Higienizou os aposentos com entusiasmo; preparou uma deliciosa pizza para a janta, assim como reforçou o café da manhã com um mega sanduíche com queijo, presunto e ovos. Depois de trocas de endereços eletrônicos, entrega de adesivos e fotos com a Polaca, colocamos o pé na estrada, já com uma chuva fina que, ao longo do sexto dia de pedal, tornou-se forte e companheira pelos próximos 60 km que nos separavam de Santa Vitória do Palmar – RS, cidade que resolvemos conhecer devido a seu grande valor histórico na região. Chuí ficou para o dia seguinte, a menos de 30 km. Com a chuva intensa e perseverante, houve muito trabalho para pendurar e secar roupas e utensílios. Depois de um banho quentinho, fomos ainda na companhia de chuva fraca conhecer a noite na cidade, assim como buscar um local para jantar. Surpreendemo-nos com a beleza noturna, com calçadas largas e bem iluminadas, que valorizavam a sua bela arquitetura eclética. Degustamos uma pizza assada em forno a lenha, música e iluminação aconchegantes e relaxantes. Enfim, a noite salvou o dia! Em seguida descanso merecido, já que o dia exigiu esforço físico, muita paciência e atenção ao dividir a pista com automóveis devido a precariedade de grande parte do acostamento, que se tornava perigoso devido a grandes poças de água da chuva e de areia.

© Aquiles Toschi Jr. e Áurea Wawzeniak

O dia seguinte, dia 6 de janeiro, amanheceu nublado e com pouca possibilidade de chuva, o que favoreceu o tour no Porto de Santa Vitória, importante via de locomoção e transporte de mercadorias pela Lagoa Mirim, que fazia e ainda faz a ligação entre Pelotas, Lagoa dos Patos e Porto Alegre. Visitamos o Museu e Biblioteca Municipal que abriga toda a história da região, no cemitério conhecemos o jazigo do guerrilheiro pampeano, um dos chefes maragatos da Revolução Federalista: Gumercindo Saraiva, o degolador e degolado, sendo que somente seu corpo permanece enterrado ali mesmo, sua cabeça, não existe confirmação do local para onde foi levada. Estes conflitos foram causados pela fixação dos homens na região.

Saciada a curiosidade, seguimos em direção ao grande objetivo: Chuí e Chuy. Foram 20 km de vento leve, reaparecimento do sol e visualização constante das Usinas Eólicas, gigantes fontes de energia limpa instaladas na região e que também influenciaram algumas mudanças na população local. Ao chegar à aduana brasileira fomos recebidos cordialmente pelos responsáveis.

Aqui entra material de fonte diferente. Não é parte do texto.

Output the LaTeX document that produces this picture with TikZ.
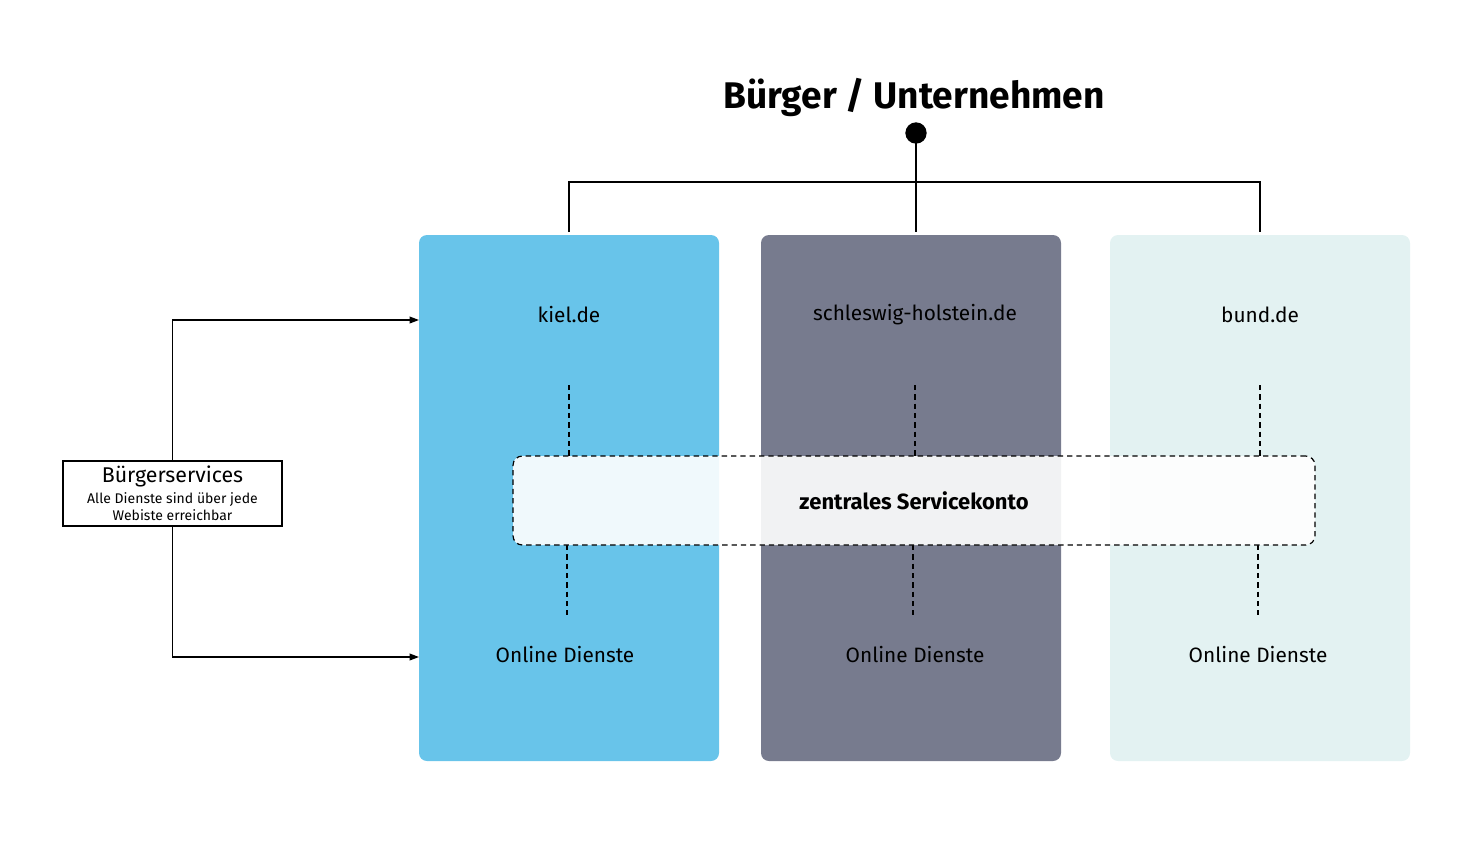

Resultado desta cicloviagem? Bem, o saldo foi totalmente positivo.

Às 15 h 45 min, Chuí recebia uma dupla de cicloturistas feliz, realizada e ainda muito curiosa, energizada ao extremo, que logo correu ao encontro do hotel para deixar as bikes livres dos equipamentos e seguir avidamente em direção ao Fuerte San Miguel, no país vizinho, Uruguai.

Apenas 8 km separavam a cidade do forte e do Museu San Miguel. O pedal foi rápido, ansioso e muito bem aproveitado. No caminho observa-se as demarcações constantes que dividem os dois países. Diverti-me muito no forte, admirei, sonhei, entristeci-me com o campo santo, contextualizei-me com os acontecimentos ali vividos, com Aquiles atento aos detalhes, observando o todo e sanando as curiosidades minhas e dele próprio.

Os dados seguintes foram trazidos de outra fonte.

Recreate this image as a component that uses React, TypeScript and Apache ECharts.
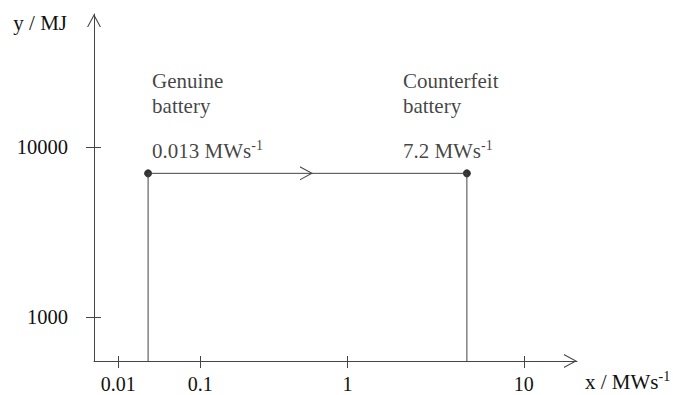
import React, { useEffect, useRef } from 'react';
import * as echarts from 'echarts';

// The x axis of the original is a schematic (not to scale): ticks and points
// are placed along a 0–100 schematic axis.
const xRange = [0, 100];
const xTickLabels = ['0.01', '0.1', '1', '10'];
const xTickPositions = [5, 22, 52.5, 89];

// y axis: energy in MJ on a logarithmic scale
const yRangeMJ = [551, 60600];
const yTickValues = [1000, 10000];

// the two batteries
const pointNames = ['Genuine', 'Counterfeit'];
const pointRates = ['0.013', '7.2']; // MWs^-1
const pointPositions = [11.2, 77.2];
const pointEnergyMJ = [7000, 7000];

const FONT = '"Liberation Serif", "Times New Roman", serif';
const TEXT = '#111111';
const LINE = '#444444';

const upChevron = 'path://M0,130L70,0L140,130L128,130L70,22.3L12,130Z';
const rightChevron = 'path://M0,0L130,70L0,140L0,128L108,70L0,12Z';

export default function App() {
  const ref = useRef<HTMLDivElement>(null);

  useEffect(() => {
    if (!ref.current) return;
    const chart = echarts.init(ref.current, null, { renderer: 'svg' });
    const lg = (v: number) => Math.log10(v);
    const yMin = lg(yRangeMJ[0]);
    const yMax = lg(yRangeMJ[1]);
    const yTicks = yTickValues.map(lg);

    const pts = pointPositions.map((x, i) => [x, lg(pointEnergyMJ[i])]);
    const frame = [
      [pts[0][0], yMin],
      pts[0],
      pts[1],
      [pts[1][0], yMin],
    ];
    const mid = [(pts[0][0] + pts[1][0]) / 2, (pts[0][1] + pts[1][1]) / 2];

    const labelOffsetX = [4, -64];

    const rich = {
      t: { fontFamily: FONT, fontSize: 21, lineHeight: 25, color: TEXT },
      g: { fontFamily: FONT, fontSize: 10, lineHeight: 20, color: TEXT },
      s: { fontFamily: FONT, fontSize: 14, lineHeight: 16, verticalAlign: 'top', color: TEXT },
    };

    const xFmt = (v: number) => {
      const i = xTickPositions.findIndex((p) => Math.abs(p - v) < 1e-6);
      return i >= 0 ? xTickLabels[i] : '';
    };
    const yFmt = (v: number) => {
      const i = yTicks.findIndex((p) => Math.abs(p - v) < 1e-6);
      return i >= 0 ? String(yTickValues[i]) : '';
    };

    const axisLineBase = {
      show: true,
      onZero: false,
      lineStyle: { color: LINE, width: 1 },
      symbol: ['none', upChevron],
      symbolSize: [14, 13],
      symbolOffset: [0, -6.5],
    };

    const option: any = {
      animation: false,
      backgroundColor: '#ffffff',
      grid: {
        left: 94,
        right: 96,
        top: 14,
        bottom: 34,
        containLabel: false,
        outerBoundsMode: 'none',
      },
      xAxis: [
        {
          type: 'value',
          position: 'bottom',
          min: xRange[0],
          max: xRange[1],
          axisLine: axisLineBase,
          splitLine: { show: false },
          axisTick: {
            show: true,
            length: 7,
            customValues: xTickPositions,
            lineStyle: { color: LINE, width: 1 },
          },
          axisLabel: {
            customValues: xTickPositions,
            formatter: xFmt,
            margin: 15,
            fontFamily: FONT,
            fontSize: 20,
            lineHeight: 16,
            color: TEXT,
          },
          name: '{t|x / MWs}{s|-1}',
          nameLocation: 'end',
          nameGap: 8,
          nameTextStyle: {
            align: 'left',
            verticalAlign: 'top',
            padding: [8, 0, 0, 0],
            fontFamily: FONT,
            fontSize: 21,
            color: TEXT,
            rich,
          },
        },
        {
          type: 'value',
          position: 'bottom',
          min: xRange[0],
          max: xRange[1],
          axisLine: { show: false, onZero: false },
          splitLine: { show: false },
          axisTick: {
            show: true,
            inside: true,
            length: 5,
            customValues: xTickPositions,
            lineStyle: { color: LINE, width: 1 },
          },
          axisLabel: { show: false },
        },
      ],
      yAxis: [
        {
          type: 'value',
          position: 'left',
          min: yMin,
          max: yMax,
          axisLine: axisLineBase,
          splitLine: { show: false },
          axisTick: {
            show: true,
            length: 8,
            customValues: yTicks,
            lineStyle: { color: LINE, width: 1 },
          },
          axisLabel: {
            customValues: yTicks,
            formatter: yFmt,
            margin: 26,
            fontFamily: FONT,
            fontSize: 20.5,
            color: TEXT,
          },
          name: 'y / MJ',
          nameLocation: 'end',
          nameGap: -9,
          nameTextStyle: {
            align: 'right',
            verticalAlign: 'middle',
            padding: [0, 27, 0, 0],
            fontFamily: FONT,
            fontSize: 21,
            color: TEXT,
          },
        },
        {
          type: 'value',
          position: 'left',
          min: yMin,
          max: yMax,
          axisLine: { show: false, onZero: false },
          splitLine: { show: false },
          axisTick: {
            show: true,
            inside: true,
            length: 7,
            customValues: yTicks,
            lineStyle: { color: LINE, width: 1 },
          },
          axisLabel: { show: false },
        },
      ],
      series: [
        {
          type: 'line',
          data: frame,
          showSymbol: false,
          symbol: 'none',
          silent: true,
          lineStyle: { color: LINE, width: 1 },
          markPoint: {
            silent: true,
            symbol: rightChevron,
            symbolSize: [13, 14],
            symbolOffset: [-1, 0],
            itemStyle: { color: LINE },
            label: { show: false },
            data: [{ coord: mid }],
          },
        },
        {
          type: 'scatter',
          symbol: 'circle',
          symbolSize: 8,
          silent: true,
          itemStyle: { color: '#000000' },
          data: pts.map((p, i) => ({
            value: p,
            label: {
              show: true,
              position: 'top',
              distance: 0,
              align: 'left',
              verticalAlign: 'bottom',
              offset: [labelOffsetX[i], -6],
              formatter: `{t|${pointNames[i]}}\n{t|battery}\n{g| }\n{t|${pointRates[i]} MWs}{s|-1}`,
              rich,
            },
          })),
        },
      ],
    };

    chart.setOption(option);
    return () => chart.dispose();
  }, []);

  return (
    <div
      ref={ref}
      style={{ position: 'fixed', left: 0, top: 0, width: 673, height: 395, background: '#fff' }}
    />
  );
}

Algo que chama a atenção no local é a recuperação e utilização de automóveis e utilitários muito antigos circulando naturalmente nas ruas a pleno vapor, todos atuando com vigor e muito procurados pelos moradores e turistas.

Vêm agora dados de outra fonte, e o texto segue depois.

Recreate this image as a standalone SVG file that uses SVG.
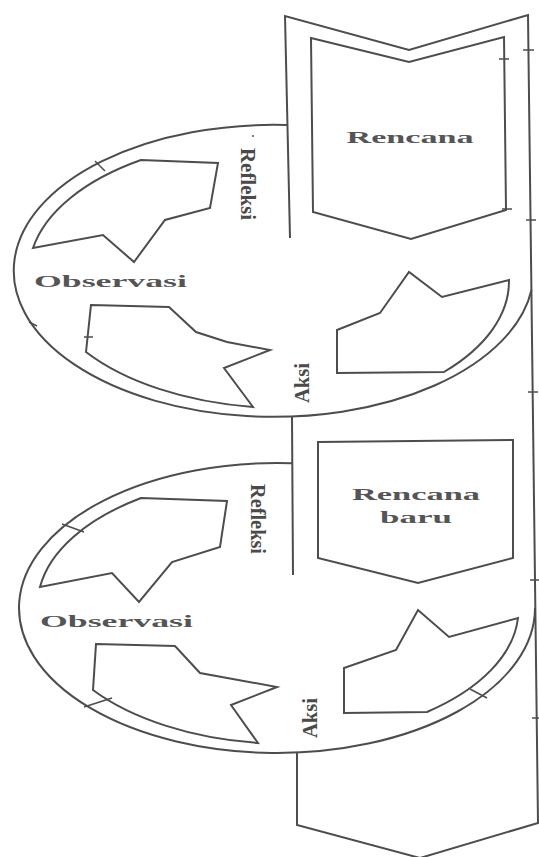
<svg xmlns="http://www.w3.org/2000/svg" width="539" height="857" viewBox="0 0 539 857">
<style>
.ln{fill:none;stroke:#4d4d4d;stroke-width:2;stroke-linejoin:miter}
.sh{fill:#fff;stroke:#4d4d4d;stroke-width:2}
.tk{stroke:#4d4d4d;stroke-width:1.5}
.bt{font-family:"Liberation Serif",serif;font-weight:bold;font-size:17px;fill:#555}
.vt{font-family:"Liberation Serif",serif;font-weight:bold;font-size:22px;fill:#4a4a4a}
</style>
<rect width="539" height="857" fill="#fff"/>
<g id="frame">
<path class="ln" d="M290 238 L285 16 L409 50 L528 15 L538 823 L420 858 L297 825 L297 753"/>
<path class="ln" d="M292 417 L293 575"/>
</g>
<g id="cycle1">
<path class="ln" d="M287 125 A260 146 0 1 0 531.5 290"/>
</g>
<g id="cycle2">
<path class="ln" d="M292 463.2 A258 145 0 1 0 535 608"/>
</g>
<g id="rencana">
<path class="sh" d="M311 38 L409 62 L504 37 L506 210 L411 239 L313 212 Z"/>
<text class="bt" x="410" y="143" text-anchor="middle" textLength="127" lengthAdjust="spacingAndGlyphs">Rencana</text>
</g>
<g id="rencana-baru">
<path class="sh" d="M318 442 L513 440 L513 558 L418 583 L318 558 Z"/>
<text class="bt" x="416" y="500" text-anchor="middle" textLength="128" lengthAdjust="spacingAndGlyphs">Rencana</text>
<text class="bt" x="416" y="523" text-anchor="middle" textLength="72" lengthAdjust="spacingAndGlyphs">baru</text>
</g>
<g id="connectors">
<path id="refleksi-observasi-1" class="sh" d="M141 160 L218 163 L210 208 L165 220 L134 262 L103 235 L33 248 A246 134 0 0 1 141 160 Z"/>
<path id="observasi-aksi-1" class="sh" d="M91 305 L169 307 L196 332 L227 342 L270 350 L224 368 L253 407 A246 134 0 0 1 86 352 Z"/>
<path id="aksi-rencana-1" class="sh" d="M337 373 L337 330 L380 313 L409 272 L442 297 L509 280 A246 134 0 0 1 444 372 Z"/>
<path id="refleksi-observasi-2" class="sh" d="M141 498 L227 501 L220 547 L172 562 L139 602 L112 573 L40 587 A244 131 0 0 1 141 498 Z"/>
<path id="observasi-aksi-2" class="sh" d="M96 644 L175 646 L200 673 L277 687 L231 705 L258 743 A244 131 0 0 1 93 690 Z"/>
<path id="aksi-rencana-2" class="sh" d="M344 713 L344 668 L396 650 L418 610 L449 637 L518 618 A244 131 0 0 1 427 712 Z"/>
</g>
<g id="labels1">
<text class="vt" transform="translate(248,184) rotate(90)" x="0" y="7" text-anchor="middle" textLength="72" lengthAdjust="spacingAndGlyphs">Refleksi</text>
<text class="bt" x="34" y="287" textLength="153" lengthAdjust="spacingAndGlyphs">Observasi</text>
<text class="vt" transform="translate(302,383) rotate(-90)" x="0" y="7" text-anchor="middle" textLength="40" lengthAdjust="spacingAndGlyphs">Aksi</text>
<circle cx="253" cy="136" r="1" fill="#555"/>
</g>
<g id="labels2">
<text class="vt" transform="translate(258,519) rotate(90)" x="0" y="7" text-anchor="middle" textLength="70" lengthAdjust="spacingAndGlyphs">Refleksi</text>
<text class="bt" x="40" y="627" textLength="153" lengthAdjust="spacingAndGlyphs">Observasi</text>
<text class="vt" transform="translate(310,718) rotate(-90)" x="0" y="7" text-anchor="middle" textLength="40" lengthAdjust="spacingAndGlyphs">Aksi</text>
</g>
<g id="ticks">
<line class="tk" x1="523" y1="50" x2="534" y2="50"/>
<line class="tk" x1="499" y1="59" x2="509" y2="59"/>
<line class="tk" x1="502" y1="209" x2="512" y2="209"/>
<line class="tk" x1="526" y1="220" x2="536" y2="220"/>
<line class="tk" x1="528" y1="392" x2="538" y2="392"/>
<line class="tk" x1="530" y1="580" x2="540" y2="580"/>
<line class="tk" x1="532" y1="718" x2="542" y2="718"/>
<line class="tk" x1="95" y1="161" x2="105" y2="171"/>
<line class="tk" x1="29" y1="322" x2="37" y2="326"/>
<line class="tk" x1="84" y1="337" x2="93" y2="337"/>
<line class="tk" x1="62" y1="524" x2="84" y2="532"/>
<line class="tk" x1="84" y1="707" x2="112" y2="698"/>
<line class="tk" x1="470" y1="689" x2="487" y2="698"/>
</g>
</svg>
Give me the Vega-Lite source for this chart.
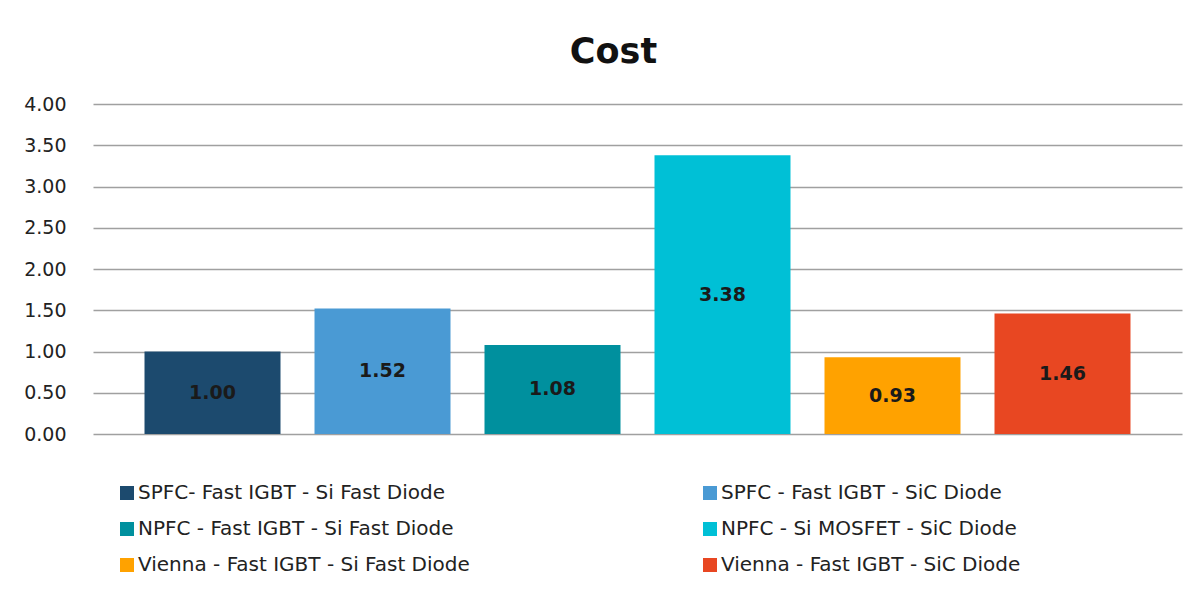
{
  "$schema": "https://vega.github.io/schema/vega-lite/v6.json",
  "width": 1089,
  "height": 330,
  "autosize": {"type": "none"},
  "padding": {"left": 93, "top": 104, "right": 18, "bottom": 162},
  "background": "white",
  "config": {"view": {"stroke": null}, "font": "DejaVu Sans"},
  "title": {"text": "Cost", "fontSize": 35, "fontWeight": "bold", "color": "#111111", "anchor": "middle", "dx": -24, "offset": 25, "font": "DejaVu Sans"},
  "data": {
    "values": [
      {"config": "SPFC- Fast IGBT - Si Fast Diode", "cost": 1.00},
      {"config": "SPFC - Fast IGBT - SiC Diode", "cost": 1.52},
      {"config": "NPFC - Fast IGBT - Si Fast Diode", "cost": 1.08},
      {"config": "NPFC - Si MOSFET - SiC Diode", "cost": 3.38},
      {"config": "Vienna - Fast IGBT - Si Fast Diode", "cost": 0.93},
      {"config": "Vienna - Fast IGBT - SiC Diode", "cost": 1.46}
    ]
  },
  "layer": [
    {
      "mark": {"type": "bar"},
      "encoding": {
        "x": {"field": "config", "type": "nominal", "sort": null, "scale": {"paddingInner": 0.2, "paddingOuter": 0.303}, "axis": null},
        "y": {
          "field": "cost", "type": "quantitative", "scale": {"domain": [0, 4]},
          "axis": {"values": [0, 0.5, 1, 1.5, 2, 2.5, 3, 3.5, 4], "format": ".2f", "domain": false, "ticks": false, "labelPadding": 27, "labelFontSize": 19, "labelColor": "#222222", "gridColor": "#a0a0a0", "gridWidth": 1.5, "title": null, "labelFont": "DejaVu Sans"}
        },
        "color": {
          "field": "config", "type": "nominal",
          "scale": {
            "domain": ["SPFC- Fast IGBT - Si Fast Diode", "NPFC - Fast IGBT - Si Fast Diode", "Vienna - Fast IGBT - Si Fast Diode", "SPFC - Fast IGBT - SiC Diode", "NPFC - Si MOSFET - SiC Diode", "Vienna - Fast IGBT - SiC Diode"],
            "range": ["#1c4a6e", "#00909e", "#ffa200", "#4a9ad4", "#00c0d6", "#e84722"]
          },
          "legend": {
            "orient": "none", "legendX": 24, "legendY": 379, "columns": 2, "columnPadding": 230, "rowPadding": 16, "direction": "vertical",
            "symbolType": "square", "symbolSize": 196, "symbolStrokeWidth": 0, "labelFontSize": 20, "labelColor": "#222222",
            "labelOffset": 1, "title": null, "labelLimit": 0, "padding": 0, "labelFont": "DejaVu Sans",
            "encode": {"symbols": {
              "enter": {"fill": {"signal": "datum.value === 'NPFC - Fast IGBT - Si Fast Diode' ? '#1c4a6e' : scale('color', datum.value)"}},
              "update": {"fill": {"signal": "datum.value === 'NPFC - Fast IGBT - Si Fast Diode' ? '#1c4a6e' : scale('color', datum.value)"}, "opacity": {"value": 1}}
            }}
          }
        }
      }
    },
    {
      "mark": {"type": "text", "fontWeight": "bold", "fontSize": 19, "color": "#1a1a1a", "baseline": "middle", "font": "DejaVu Sans"},
      "encoding": {
        "x": {"field": "config", "type": "nominal", "sort": null, "axis": null},
        "y": {"field": "cost", "type": "quantitative", "scale": {"domain": [0, 8]}, "axis": null},
        "text": {"field": "cost", "type": "quantitative", "format": ".2f"}
      }
    }
  ],
  "resolve": {"scale": {"y": "independent"}}
}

© Aquiles Toschi Jr. e Áurea Wawzeniak

A noite chegou e fomos comemorar a finalização do pedal em terras uruguaias, onde experimentamos algumas de suas cervejas e as famosas carnes. No raiar do dia seguinte, saímos em direção à Praia da Barra do Chuí, distante cerca de 15 km da cidade. O acostamento deixa a desejar, é estreito demais, mas nada que impedisse de nos encantar com o encontro do Arroio Chuí e o Oceano Atlântico, sendo a marcação das divisas dos países Brasil e Uruguai. Mesmo com o vento frio que insistia em permanecer na praia, é admirável a disposição dos banhistas e a procedência dos mesmos: Argentina e Uruguai, fato que motivou os comerciantes locais a se preocuparem com placas, letreiros e propagandas em idioma compreensível ao maior público visitante da região. Aproveitamos para conhecer a Ponte Internacional e coletar informações sobre as rutas que poderemos seguir no fim deste ano, já que pretendemos continuar a aventura saindo de Santana do Livramento – RS até Montevidéu, capital do Uruguai.

Resultado desta cicloviagem? Bem, o saldo foi totalmente positivo, em nenhum momento houve desentendimentos ou frustrações, o que seria normal, uma vez que nunca havíamos pedalado juntos. Cada decisão foi refletida, dialogada e colocada em ação, sempre com um plano B à disposição. A trip só ajudou a amadurecer ideias e fortalecer a vontade de realizar novas cicloviagens.